Athens, Ga. – Georgia leaders at all levels of government will now be able to make more informed decisions related to tough public issues through the Applied Demography Program, a new service of the University of Georgia’s Carl Vinson Institute of Government.
The program, a partnership with the state’s Office of Planning and Budget, will provide a regularly updated, consistent and objective set of population and employment data useful for state and local government budget planning, said Warren Brown, director of the Applied Demography Program.
“By combining local trends with forecasts of national, state and regional changes, the Applied Demography Program will fill the gap for information between what the U.S. Census Bureau does for the nation and what Georgia cities and counties can do on their own and deliver it in an expedient manner,” he explained.

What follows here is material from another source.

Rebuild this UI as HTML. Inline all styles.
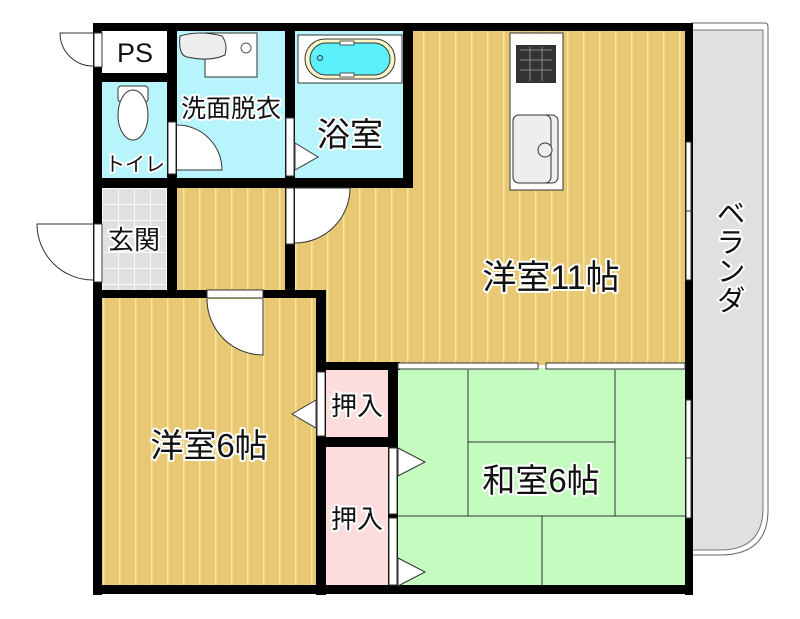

The Vinson Institute will release the first population and employment projections to the public by the end of March, along with guidelines on how they can be used by government entities for strategic planning. Updates will be released every two years.
“The University of Georgia and the Vinson Institute have always been committed to providing leaders with systematic, data-driven research to address public issues. We look forward to enhancing officials’ ability to anticipate future scenarios and plan accordingly in today’s increasingly complex government environment,” said Steve Wrigley, Vinson Institute director.

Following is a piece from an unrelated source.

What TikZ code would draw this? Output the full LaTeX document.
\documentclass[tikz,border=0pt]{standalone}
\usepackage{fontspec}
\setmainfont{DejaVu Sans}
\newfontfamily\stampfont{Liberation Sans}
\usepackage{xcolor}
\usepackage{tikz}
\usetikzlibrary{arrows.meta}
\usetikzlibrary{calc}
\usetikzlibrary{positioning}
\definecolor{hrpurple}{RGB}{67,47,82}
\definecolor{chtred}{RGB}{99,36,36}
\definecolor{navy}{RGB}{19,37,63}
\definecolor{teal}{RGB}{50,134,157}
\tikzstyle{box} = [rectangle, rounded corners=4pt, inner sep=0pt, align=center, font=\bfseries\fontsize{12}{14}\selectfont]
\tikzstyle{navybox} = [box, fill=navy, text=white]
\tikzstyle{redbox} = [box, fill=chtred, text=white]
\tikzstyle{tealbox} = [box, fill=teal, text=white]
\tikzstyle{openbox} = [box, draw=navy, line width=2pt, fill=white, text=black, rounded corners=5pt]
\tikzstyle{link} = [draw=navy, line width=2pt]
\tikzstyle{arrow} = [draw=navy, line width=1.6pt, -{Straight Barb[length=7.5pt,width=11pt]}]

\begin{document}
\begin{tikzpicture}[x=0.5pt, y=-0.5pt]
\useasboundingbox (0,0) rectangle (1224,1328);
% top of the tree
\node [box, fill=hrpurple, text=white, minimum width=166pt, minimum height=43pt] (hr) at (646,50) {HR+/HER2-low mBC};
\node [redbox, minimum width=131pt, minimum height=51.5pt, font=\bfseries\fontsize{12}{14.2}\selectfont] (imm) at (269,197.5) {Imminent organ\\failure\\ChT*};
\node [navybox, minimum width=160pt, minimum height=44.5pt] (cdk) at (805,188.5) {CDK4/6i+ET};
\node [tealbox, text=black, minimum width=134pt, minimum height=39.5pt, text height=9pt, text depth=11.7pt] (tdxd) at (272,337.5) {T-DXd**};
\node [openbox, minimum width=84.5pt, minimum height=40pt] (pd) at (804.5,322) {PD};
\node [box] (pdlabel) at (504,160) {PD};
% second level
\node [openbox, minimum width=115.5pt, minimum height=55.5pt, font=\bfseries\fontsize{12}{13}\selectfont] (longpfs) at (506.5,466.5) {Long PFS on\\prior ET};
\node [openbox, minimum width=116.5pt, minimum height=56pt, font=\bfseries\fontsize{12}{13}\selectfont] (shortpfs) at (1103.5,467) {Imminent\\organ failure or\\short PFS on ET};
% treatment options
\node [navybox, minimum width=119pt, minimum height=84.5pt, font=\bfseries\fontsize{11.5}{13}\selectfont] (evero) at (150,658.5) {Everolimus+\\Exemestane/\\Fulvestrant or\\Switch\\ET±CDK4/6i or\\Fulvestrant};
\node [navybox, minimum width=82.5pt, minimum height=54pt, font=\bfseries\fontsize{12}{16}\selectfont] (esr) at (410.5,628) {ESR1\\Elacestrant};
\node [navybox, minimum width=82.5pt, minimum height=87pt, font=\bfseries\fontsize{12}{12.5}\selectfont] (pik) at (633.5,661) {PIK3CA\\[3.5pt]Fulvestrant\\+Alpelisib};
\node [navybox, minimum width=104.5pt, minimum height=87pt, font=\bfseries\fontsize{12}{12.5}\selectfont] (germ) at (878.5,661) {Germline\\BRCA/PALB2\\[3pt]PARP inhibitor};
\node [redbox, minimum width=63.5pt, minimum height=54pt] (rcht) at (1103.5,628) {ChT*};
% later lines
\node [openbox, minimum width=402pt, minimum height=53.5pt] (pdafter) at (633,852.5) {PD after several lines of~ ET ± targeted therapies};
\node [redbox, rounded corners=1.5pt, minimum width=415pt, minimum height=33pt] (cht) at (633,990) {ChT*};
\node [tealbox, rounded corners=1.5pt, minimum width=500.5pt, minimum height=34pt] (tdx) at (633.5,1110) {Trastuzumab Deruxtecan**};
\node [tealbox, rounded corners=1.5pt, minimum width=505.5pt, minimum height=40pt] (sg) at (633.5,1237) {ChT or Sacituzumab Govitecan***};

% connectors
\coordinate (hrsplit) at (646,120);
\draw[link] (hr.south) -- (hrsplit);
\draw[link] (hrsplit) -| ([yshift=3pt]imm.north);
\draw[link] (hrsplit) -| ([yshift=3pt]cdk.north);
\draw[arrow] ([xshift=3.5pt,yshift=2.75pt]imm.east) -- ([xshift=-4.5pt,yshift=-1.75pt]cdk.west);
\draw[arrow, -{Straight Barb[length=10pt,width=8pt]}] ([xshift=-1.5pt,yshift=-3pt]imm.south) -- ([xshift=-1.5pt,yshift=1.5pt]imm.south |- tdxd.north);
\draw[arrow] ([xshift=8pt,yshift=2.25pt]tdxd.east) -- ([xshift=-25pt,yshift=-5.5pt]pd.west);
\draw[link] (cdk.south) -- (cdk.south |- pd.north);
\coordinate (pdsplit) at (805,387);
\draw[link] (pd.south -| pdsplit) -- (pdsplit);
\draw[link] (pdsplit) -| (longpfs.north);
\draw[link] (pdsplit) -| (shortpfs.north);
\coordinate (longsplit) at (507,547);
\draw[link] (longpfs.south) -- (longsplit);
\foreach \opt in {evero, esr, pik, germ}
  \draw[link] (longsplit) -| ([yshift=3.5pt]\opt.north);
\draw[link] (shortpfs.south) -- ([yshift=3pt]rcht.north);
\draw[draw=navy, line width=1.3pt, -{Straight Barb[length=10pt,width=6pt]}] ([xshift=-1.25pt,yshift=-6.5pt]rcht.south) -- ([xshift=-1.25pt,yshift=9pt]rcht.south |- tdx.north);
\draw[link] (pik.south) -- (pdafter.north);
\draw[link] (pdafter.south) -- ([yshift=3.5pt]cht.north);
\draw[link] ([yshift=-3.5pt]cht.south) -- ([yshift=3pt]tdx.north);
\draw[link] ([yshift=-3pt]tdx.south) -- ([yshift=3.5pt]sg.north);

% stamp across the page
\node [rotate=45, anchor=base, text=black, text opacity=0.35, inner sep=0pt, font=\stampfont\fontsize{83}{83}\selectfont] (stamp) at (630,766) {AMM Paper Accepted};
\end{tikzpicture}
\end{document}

For example, the Environmental Protection Division of the Georgia Department of Natural Resources plans to incorporate the Applied Demography Program’s population and employment projections into their process for developing regional water plans throughout the state.
Before joining the Vinson Institute, Brown directed Cornell University’s Program on Applied Demographics, producing population estimates and projections for New York State. He has worked closely with the U.S. Census Bureau; he is a past chair of the bureau’s Federal State Cooperative for Population Estimates.